Corrie ten Boom's Empty Hands and Full Heart
When the Nazis released Corrie ten Boom from Ravensbruck concentration camp in December 1944, she walked out with almost nothing. The watch shop her family had run for a hundred years on the Barteljorisstraat in Haarlem was gone. Her father Caspar had died in Scheveningen prison. Her beloved sister Betsie had perished just days before liberation. Every material security Corrie had known — her home, her livelihood, her family — had been stripped away by human cruelty.
Yet in the years that followed, Corrie traveled to more than sixty countries with a single suitcase, telling anyone who would listen that the Almighty had never once abandoned her. She often recalled a moment in Ravensbruck when Betsie, emaciated and barely able to whisper, told her, "There is no pit so deep that God's love is not deeper still." That was not a theological abstraction.

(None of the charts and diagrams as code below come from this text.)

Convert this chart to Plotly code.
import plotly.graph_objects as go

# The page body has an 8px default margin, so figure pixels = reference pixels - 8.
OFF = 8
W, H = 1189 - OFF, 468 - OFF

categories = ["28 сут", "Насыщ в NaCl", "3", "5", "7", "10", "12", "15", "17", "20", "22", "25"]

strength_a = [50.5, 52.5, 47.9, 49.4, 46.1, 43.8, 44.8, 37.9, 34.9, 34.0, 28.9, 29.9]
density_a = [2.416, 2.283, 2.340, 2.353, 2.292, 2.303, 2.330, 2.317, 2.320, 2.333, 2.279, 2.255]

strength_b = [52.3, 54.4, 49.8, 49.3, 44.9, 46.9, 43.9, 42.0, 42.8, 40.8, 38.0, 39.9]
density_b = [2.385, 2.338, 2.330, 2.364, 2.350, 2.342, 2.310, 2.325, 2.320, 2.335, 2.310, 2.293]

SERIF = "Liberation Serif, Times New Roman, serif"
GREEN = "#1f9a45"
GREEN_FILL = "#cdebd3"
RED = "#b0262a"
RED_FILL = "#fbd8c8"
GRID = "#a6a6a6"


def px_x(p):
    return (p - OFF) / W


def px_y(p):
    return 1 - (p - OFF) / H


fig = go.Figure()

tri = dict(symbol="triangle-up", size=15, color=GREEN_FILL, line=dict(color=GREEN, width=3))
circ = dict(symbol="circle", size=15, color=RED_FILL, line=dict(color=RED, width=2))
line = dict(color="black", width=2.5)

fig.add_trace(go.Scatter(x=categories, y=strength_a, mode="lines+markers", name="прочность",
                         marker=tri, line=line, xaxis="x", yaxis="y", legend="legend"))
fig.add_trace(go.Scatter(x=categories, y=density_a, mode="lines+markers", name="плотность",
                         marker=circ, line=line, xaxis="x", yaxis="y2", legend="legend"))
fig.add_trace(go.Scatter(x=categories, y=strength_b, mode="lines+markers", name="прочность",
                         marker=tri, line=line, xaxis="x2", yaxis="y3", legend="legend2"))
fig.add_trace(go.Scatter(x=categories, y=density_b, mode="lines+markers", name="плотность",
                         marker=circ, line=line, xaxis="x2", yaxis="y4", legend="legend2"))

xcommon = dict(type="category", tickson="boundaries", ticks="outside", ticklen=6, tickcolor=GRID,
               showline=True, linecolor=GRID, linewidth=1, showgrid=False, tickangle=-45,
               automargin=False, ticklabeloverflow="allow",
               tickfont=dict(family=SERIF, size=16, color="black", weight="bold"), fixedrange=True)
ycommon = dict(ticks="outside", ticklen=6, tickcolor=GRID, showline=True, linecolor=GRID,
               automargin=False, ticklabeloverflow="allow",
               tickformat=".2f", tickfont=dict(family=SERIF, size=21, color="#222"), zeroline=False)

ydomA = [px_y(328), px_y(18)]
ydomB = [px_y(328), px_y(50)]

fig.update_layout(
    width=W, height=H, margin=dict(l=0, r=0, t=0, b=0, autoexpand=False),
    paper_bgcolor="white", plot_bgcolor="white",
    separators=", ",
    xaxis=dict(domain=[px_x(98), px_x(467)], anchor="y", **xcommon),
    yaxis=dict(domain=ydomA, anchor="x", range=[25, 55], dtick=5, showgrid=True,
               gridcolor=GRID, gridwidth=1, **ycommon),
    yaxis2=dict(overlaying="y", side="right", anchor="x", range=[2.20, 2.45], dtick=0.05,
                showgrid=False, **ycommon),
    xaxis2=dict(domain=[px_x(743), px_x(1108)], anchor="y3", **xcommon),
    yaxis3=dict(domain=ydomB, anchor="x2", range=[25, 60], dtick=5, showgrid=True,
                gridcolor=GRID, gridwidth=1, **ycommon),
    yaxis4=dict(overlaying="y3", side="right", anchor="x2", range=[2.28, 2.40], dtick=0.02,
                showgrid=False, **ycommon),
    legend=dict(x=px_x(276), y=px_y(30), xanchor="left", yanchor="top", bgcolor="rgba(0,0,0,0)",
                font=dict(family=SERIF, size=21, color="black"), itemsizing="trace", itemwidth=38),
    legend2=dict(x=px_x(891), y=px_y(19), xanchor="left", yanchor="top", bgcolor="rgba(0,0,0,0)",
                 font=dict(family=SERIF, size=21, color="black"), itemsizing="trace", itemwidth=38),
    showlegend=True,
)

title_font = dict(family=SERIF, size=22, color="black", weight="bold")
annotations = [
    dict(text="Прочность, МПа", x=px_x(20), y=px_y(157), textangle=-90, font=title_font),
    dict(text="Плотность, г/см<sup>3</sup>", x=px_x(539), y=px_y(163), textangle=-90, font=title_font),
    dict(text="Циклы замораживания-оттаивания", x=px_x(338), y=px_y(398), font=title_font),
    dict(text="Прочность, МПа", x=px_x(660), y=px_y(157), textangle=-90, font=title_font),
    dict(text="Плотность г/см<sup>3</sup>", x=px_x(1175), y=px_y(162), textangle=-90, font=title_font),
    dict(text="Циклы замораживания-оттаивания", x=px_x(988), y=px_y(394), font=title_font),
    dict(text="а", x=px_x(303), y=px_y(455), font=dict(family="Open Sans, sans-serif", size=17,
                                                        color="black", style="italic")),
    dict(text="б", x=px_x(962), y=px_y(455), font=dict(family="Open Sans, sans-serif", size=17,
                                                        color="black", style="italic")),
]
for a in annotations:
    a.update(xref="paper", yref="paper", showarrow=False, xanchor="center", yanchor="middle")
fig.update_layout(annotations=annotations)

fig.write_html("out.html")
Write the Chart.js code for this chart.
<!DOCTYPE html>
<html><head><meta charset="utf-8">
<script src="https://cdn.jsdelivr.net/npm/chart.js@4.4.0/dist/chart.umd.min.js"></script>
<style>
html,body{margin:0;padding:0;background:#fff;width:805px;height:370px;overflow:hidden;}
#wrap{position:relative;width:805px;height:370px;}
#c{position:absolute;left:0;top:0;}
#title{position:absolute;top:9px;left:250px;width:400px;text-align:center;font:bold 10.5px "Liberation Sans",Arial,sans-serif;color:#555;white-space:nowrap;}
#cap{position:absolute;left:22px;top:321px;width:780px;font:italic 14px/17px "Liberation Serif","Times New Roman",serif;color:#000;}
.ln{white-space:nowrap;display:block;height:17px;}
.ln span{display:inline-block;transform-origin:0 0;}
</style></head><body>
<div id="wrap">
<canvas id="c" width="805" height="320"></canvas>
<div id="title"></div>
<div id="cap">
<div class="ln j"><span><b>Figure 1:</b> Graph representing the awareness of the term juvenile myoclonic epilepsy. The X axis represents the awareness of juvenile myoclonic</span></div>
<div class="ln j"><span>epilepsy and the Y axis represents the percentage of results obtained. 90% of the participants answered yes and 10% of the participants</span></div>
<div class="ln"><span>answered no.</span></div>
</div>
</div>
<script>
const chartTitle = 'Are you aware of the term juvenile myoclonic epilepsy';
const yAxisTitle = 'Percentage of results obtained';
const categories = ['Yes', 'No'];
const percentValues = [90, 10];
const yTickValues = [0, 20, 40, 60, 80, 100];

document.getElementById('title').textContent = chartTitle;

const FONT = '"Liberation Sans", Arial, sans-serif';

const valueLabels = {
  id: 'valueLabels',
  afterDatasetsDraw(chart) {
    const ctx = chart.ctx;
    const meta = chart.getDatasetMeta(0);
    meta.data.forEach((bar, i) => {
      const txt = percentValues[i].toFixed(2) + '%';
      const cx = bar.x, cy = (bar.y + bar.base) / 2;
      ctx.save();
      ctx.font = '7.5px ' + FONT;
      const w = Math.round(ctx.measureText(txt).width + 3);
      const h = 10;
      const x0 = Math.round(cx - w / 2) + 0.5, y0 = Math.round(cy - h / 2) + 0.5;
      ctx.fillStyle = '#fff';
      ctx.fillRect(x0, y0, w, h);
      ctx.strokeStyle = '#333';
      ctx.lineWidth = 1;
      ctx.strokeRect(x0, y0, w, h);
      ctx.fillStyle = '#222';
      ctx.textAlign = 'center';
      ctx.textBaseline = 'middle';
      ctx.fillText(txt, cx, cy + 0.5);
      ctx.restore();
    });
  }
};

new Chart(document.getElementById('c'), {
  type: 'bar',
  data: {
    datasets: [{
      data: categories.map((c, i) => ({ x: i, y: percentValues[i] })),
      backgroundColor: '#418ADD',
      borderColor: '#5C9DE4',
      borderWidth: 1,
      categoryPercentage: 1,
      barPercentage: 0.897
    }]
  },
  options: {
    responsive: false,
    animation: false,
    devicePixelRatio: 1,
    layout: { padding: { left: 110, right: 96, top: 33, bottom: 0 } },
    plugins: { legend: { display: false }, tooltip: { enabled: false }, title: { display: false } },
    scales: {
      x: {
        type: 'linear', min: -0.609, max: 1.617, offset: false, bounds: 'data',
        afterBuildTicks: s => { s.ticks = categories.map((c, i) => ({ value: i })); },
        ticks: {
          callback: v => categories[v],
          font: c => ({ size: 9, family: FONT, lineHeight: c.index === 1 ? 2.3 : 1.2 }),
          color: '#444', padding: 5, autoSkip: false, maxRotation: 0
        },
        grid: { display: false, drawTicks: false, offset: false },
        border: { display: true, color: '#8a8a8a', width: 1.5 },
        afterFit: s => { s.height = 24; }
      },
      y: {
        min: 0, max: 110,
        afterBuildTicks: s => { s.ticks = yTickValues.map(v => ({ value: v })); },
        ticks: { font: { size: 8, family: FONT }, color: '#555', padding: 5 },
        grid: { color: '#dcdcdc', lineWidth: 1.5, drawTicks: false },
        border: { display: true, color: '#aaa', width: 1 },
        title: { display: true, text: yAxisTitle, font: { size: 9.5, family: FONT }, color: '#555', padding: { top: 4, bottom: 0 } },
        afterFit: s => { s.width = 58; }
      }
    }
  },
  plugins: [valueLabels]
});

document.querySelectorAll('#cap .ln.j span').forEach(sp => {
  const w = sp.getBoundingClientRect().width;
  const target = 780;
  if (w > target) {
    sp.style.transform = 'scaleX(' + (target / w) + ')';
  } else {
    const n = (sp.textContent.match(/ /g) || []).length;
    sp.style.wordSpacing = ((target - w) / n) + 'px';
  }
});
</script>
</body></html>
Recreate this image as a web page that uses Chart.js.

It was a testimony forged in the darkest place on earth.
Corrie never rebuilt the watch shop. She never reclaimed the comfortable Dutch life she had known. She did not need to. She had discovered that the promise of Hebrews 13:5 — "Never will I leave you; never will I forsake you" — was not a slogan for easy times but an anchor tested in the worst of them. When everything that could be taken was taken, the One who could not be taken remained. And that was enough.